The original premise of the series was defenestrated and Mantra was re-launched with a new main character, a teenage girl who had the look and personality of a blow-up sex doll. The new Mantra series, which seemed to target a demographic of perverted old men and peeping toms, lasted only seven issues before grinding to a merciful halt. Sometimes the Comic Gods are wise and just.
And just looking at Mantra #6, you can see why the series was cancelled. This book is fucked-up on so many levels.
Allow me to engage in cheap simile to describe this comic. The plot is thinner than the Olsen twins, the teenage dialogue is more out-of-touch than Hall & Oates, and the art is as awkward as a first date.
The story by Tom Mason concerns a) Valley Girl Lauren trying to adjust to her new Mantra powers while wearing as little clothing as possible, b) the arrival of a horny new super hero, Impulse – err, I mean Rush, and c) a spooky tattoo that transforms a jock into a demon whose diet consists exclusively of buxom women. The gender politics of the comic land somewhere between Porky’s and Friday the 13th.
Here is Scott showing off his awesome new demon tat to his awe-struck classmates:
The art by Dave Roberts is heavy on the cheesecake and light on the backgrounds - really light on the backgrounds. The cover is a good example of the level of detail that went into each panel of the comic. Roberts must have been working under a wicked deadline or something, because the book is full of tons of art shortcuts and cheats.
And the clothes. Oh Christ, the clothes. Maybe the book is a period piece set in Rock n’ Roll High School circa 1982, because all the kids in this book look like they stepped out of a Winger video. I mean seriously – striped leg-warmers?
Don't these girls have parents? Who let them out of the house dressed like that? Maybe those girls are going to a Ho Economics class or something! (Thank you very much, you guys have been great, I'll be here all week, try the buffet.)
There is something profoundly icky about this comic and its hyper-sexualized teenage characters.

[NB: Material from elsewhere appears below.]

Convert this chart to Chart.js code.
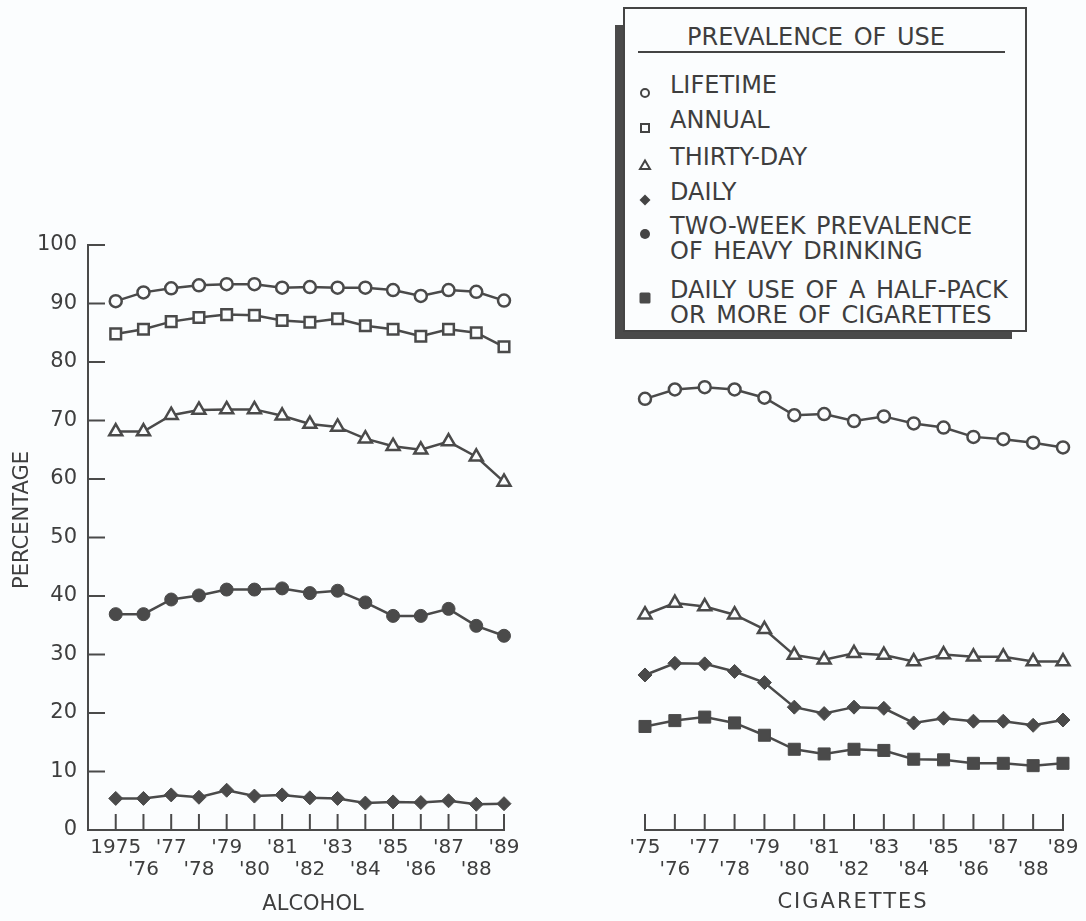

The book feels like it was created by and for dirty old men as a sort of weird adolescent fantasy – a 40-year old’s dream of a music video high school complete with young girls who dress like tramps, peeping toms, and the requisite hot school nurse. They just needed to throw in a panel of an 80’s heavy metal guitarist jamming in the school hallway to complete the effect.
The character Rush seems to serve no plot purpose, but he’s the new kid at school with the “nice butt.” Half the comic is devoted to this creepy little bastard, including a three-page sequence played for laughs where he spies on Mantra while she’s toweling off.
Rumor has it the creative team inserted this scene under protest at the direction of the editor, who wanted more under-age flesh in the book, apparently. I can’t confirm this, but the scene serves no purpose and in no way advances the plot.
Ostensibly the story concerns the school stud’s haunted tattoo, which turns him into a green mohawked demon whenever he’s around women of a certain cup-size. The demon attacks a scantily clad woman in an alley, then kills and mutilates the hot school nurse (in a “funny” scene the principal covers up the gruesome murder because the school board is visiting) and then moves on to lover’s lane and the gripping climax of this tale.
The demon’s dialogue is creepily sexualized – when he’s attacking or killing women he says stuff like, “I like girls who play hard to get” or…
Of course, Mantra happens to be parked in a car nearby at lover’s lane making out with what appears to be a stuttering middle-aged man.
No, seriously, look:
Mantra hears the unfortunate girl’s screams and suits up for action. “That’s no scream of pleasure!” she says. No shit?
We end with a cliffhanger of sorts as Mantra confronts the demon while Rush suddenly appears in the background. “Man, this town rocks!” Rush says, “I love it!” Because mutilated chicks = teh awesome.
This comic would make a college Women’s Studies course explode with rage. Granted, the 500 people who purchased this were probably all males over 30, but I shudder to think of what a budding young adolescent would make of this comic. Not to get all P.C. on your ass, but Mantra #6 is insultingly retrograde in its depiction of teenage girls as sex toys - objects to be fondled, ogled, and eaten.
Ick. Ick. Ick.
This comic truly deserves the Dave’s Long Box “The Pain” Award. The bright side is that Mantra vol 2 was cancelled the very next issue (about six issues late).